> _TO BE DONE_
Only the lines between the line with "Generate a LaTeX" and the line with "(server) at (976,613.5)", together with those two lines themselves, are to be copied exactly.

╭──

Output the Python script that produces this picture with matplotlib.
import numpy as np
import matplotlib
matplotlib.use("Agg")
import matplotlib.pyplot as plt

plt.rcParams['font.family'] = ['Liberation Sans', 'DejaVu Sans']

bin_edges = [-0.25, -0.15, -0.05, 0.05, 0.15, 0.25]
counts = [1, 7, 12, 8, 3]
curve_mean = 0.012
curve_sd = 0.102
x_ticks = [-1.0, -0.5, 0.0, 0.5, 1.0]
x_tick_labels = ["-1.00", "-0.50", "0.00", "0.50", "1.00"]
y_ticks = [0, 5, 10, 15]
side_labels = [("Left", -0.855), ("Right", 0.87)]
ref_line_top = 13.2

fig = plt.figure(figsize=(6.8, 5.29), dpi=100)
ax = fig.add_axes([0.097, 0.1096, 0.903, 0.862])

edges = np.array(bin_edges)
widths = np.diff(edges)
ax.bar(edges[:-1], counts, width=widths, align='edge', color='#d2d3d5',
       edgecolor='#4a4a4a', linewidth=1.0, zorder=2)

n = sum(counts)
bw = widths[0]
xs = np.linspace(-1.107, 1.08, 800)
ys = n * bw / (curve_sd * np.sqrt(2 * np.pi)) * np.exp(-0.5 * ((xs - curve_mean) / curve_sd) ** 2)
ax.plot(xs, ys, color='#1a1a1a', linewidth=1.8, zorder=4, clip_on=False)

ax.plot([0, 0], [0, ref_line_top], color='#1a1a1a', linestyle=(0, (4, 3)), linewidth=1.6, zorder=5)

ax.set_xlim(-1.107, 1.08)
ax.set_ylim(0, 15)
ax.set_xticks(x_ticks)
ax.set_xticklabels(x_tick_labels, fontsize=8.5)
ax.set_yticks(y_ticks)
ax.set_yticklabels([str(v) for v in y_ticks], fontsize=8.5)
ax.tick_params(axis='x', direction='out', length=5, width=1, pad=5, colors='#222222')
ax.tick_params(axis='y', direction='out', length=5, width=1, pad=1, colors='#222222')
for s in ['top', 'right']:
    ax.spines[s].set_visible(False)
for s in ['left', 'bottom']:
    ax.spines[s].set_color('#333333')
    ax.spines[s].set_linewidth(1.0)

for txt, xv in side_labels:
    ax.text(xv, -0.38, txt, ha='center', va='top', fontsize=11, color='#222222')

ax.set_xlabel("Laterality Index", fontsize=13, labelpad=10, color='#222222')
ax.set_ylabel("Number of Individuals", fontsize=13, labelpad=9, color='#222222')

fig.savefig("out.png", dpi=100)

╰──
╭──

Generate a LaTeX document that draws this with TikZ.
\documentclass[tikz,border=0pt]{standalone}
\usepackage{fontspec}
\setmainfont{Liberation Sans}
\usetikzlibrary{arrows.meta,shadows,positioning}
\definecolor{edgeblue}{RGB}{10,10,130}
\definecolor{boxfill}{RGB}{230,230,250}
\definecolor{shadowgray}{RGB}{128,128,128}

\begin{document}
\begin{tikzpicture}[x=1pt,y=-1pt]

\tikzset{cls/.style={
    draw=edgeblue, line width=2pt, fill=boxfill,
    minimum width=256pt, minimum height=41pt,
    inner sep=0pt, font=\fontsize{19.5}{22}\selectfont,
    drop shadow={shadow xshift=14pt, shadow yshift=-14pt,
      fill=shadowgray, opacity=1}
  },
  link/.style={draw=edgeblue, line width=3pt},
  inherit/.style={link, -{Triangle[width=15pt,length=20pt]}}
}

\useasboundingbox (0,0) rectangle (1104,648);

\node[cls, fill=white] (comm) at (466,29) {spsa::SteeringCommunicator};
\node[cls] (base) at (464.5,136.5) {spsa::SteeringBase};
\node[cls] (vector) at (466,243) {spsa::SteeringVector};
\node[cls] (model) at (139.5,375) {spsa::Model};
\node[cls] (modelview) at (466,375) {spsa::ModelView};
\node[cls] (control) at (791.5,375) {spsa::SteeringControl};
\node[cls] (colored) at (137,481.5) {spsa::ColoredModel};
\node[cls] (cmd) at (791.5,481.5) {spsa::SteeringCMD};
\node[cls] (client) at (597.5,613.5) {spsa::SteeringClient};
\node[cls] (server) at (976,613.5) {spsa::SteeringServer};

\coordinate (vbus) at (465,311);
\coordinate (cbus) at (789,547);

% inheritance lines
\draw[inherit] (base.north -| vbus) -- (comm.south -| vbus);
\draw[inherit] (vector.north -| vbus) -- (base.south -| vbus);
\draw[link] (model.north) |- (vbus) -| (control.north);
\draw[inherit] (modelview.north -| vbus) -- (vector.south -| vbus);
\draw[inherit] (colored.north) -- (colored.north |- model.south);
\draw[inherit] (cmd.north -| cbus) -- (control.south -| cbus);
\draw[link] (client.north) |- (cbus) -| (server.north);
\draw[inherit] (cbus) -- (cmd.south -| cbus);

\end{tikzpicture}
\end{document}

╰──

> _SOLUTION FOR THIS PROBLEM_
Generate a LaTeX document that draws this with TikZ.
\documentclass[tikz,border=0pt]{standalone}
\usepackage{fontspec}
\setmainfont{Liberation Sans}
\usetikzlibrary{arrows.meta,shadows,positioning}
\definecolor{edgeblue}{RGB}{10,10,130}
\definecolor{boxfill}{RGB}{230,230,250}
\definecolor{shadowgray}{RGB}{128,128,128}

\begin{document}
\begin{tikzpicture}[x=1pt,y=-1pt]

\tikzset{cls/.style={
    draw=edgeblue, line width=2pt, fill=boxfill,
    minimum width=256pt, minimum height=41pt,
    inner sep=0pt, font=\fontsize{19.5}{22}\selectfont,
    drop shadow={shadow xshift=14pt, shadow yshift=-14pt,
      fill=shadowgray, opacity=1}
  },
  link/.style={draw=edgeblue, line width=3pt},
  inherit/.style={link, -{Triangle[width=15pt,length=20pt]}}
}

\useasboundingbox (0,0) rectangle (1104,648);

\node[cls, fill=white] (comm) at (466,29) {spsa::SteeringCommunicator};
\node[cls] (base) at (464.5,136.5) {spsa::SteeringBase};
\node[cls] (vector) at (466,243) {spsa::SteeringVector};
\node[cls] (model) at (139.5,375) {spsa::Model};
\node[cls] (modelview) at (466,375) {spsa::ModelView};
\node[cls] (control) at (791.5,375) {spsa::SteeringControl};
\node[cls] (colored) at (137,481.5) {spsa::ColoredModel};
\node[cls] (cmd) at (791.5,481.5) {spsa::SteeringCMD};
\node[cls] (client) at (597.5,613.5) {spsa::SteeringClient};
\node[cls] (server) at (976,613.5) {spsa::SteeringServer};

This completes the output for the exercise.